Second I meet with the director and beyond the usual conceptual questions I try to find out what are the most important things they see in the script. What scenes matter most and how “big” do they want to play them? If we are doing wagons, can they play off of them? If the script says “on the street” and “another part of the street” and “center of town” can we consolodate them all into one location? By doing this I can SOMETIMES eliminate redundant type sets and locations and spend more time on fewer set pieces.
Thirdly I always consider what stock I have to work with. This may sound simple but this is usually the biggest difference in working on a budget. I always try to think ahead to the next show or next season. How can I best spend whatever budget I have for this show so I can reduce how much will end up in the dumpster at strike. We save lots of stuff from shows in hopes we can reuse everything from windows and doors to trim pieces to leftover plywood or stick lumber. When I design I try and make the show fit the stock rather than the stock fit the show.
Does that door really HAVE to be 36″ six panel or will a 30″ six panel work? I always try to keep as many doors and windows the same as possible this includes the flats they mount into. I try to design as much from stock as possible and really evaluate anything that has to be custom built. Should I really spend the money on building this versus using something I already have in stock? We recently built a set for “Into the Woods” in a proscenium theatre that featured a 24″ turntable with different platforms on top, a moveable stair/platform unit that mated with the turntable in several different ways, a huge upstage groundrow type piece like a huge tree trunk with an opening for “mother’s tree” as well as 3 wagons for the prologue and 2 cut tree portals and 2 sets of flown tree trunks, not to mention rapunzel’s tower -all this on a $1000 materials budget. Heres the breakdown: We had the turntable frame and top, all the platforming, the tree portals, the basic structure of the groundrow, the casters, and some of the support lumber in stock. We spent most of our budget on lauan, paint, some framing lumber, and fabric to cover all the platforming to make it look like rock. It sometimes pays to be a packrat!
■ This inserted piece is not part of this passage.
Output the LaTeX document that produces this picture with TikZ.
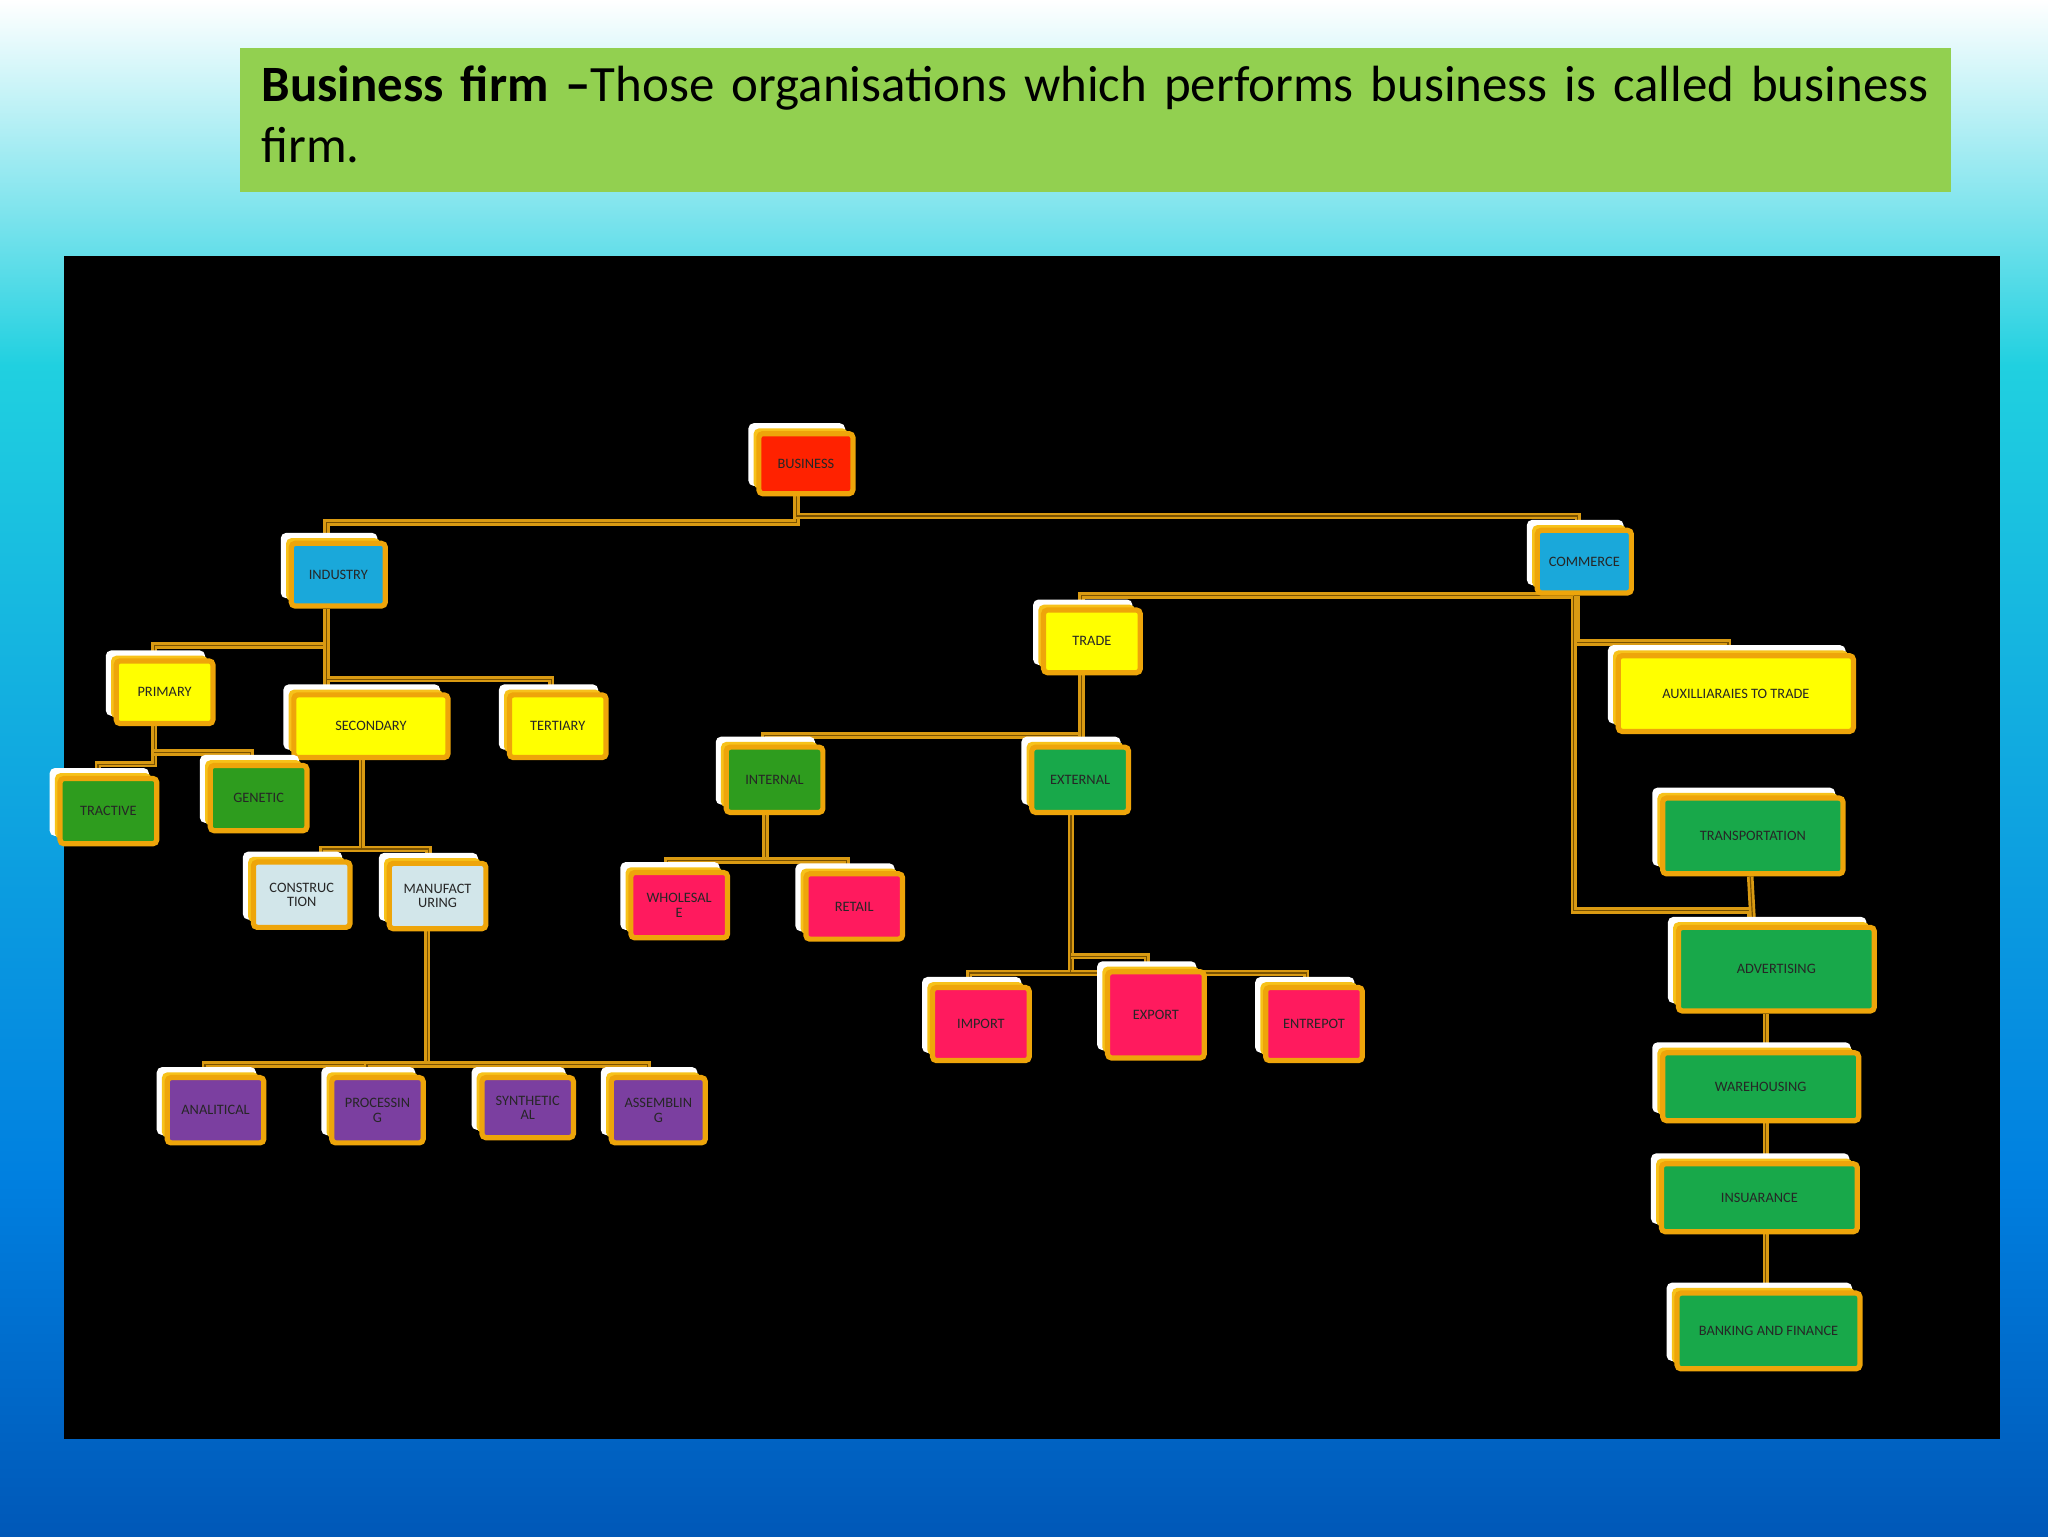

We keep just about anything that we have room for and really only clean house at the end of the season. For that show only the tree trunks (lauan), tower profile(lauan) and groundrow profile(lauan) ended up in the dumpster.
It all comes down to where you put your priorities and how much you think for the future. I did a full box set for “Odd Couple” on $400 last year – small kitchen, working windows, two level set, crown moulding etc. We spent almost $100 of our budget just for the crown! I love box sets because they go up quickly too. Most all of the show was pulled from stock and put up in an afternoon.
There are ways to do this art on a budget but to really be sucessful you have to think ahead, plan ahead, and work on the necessities first!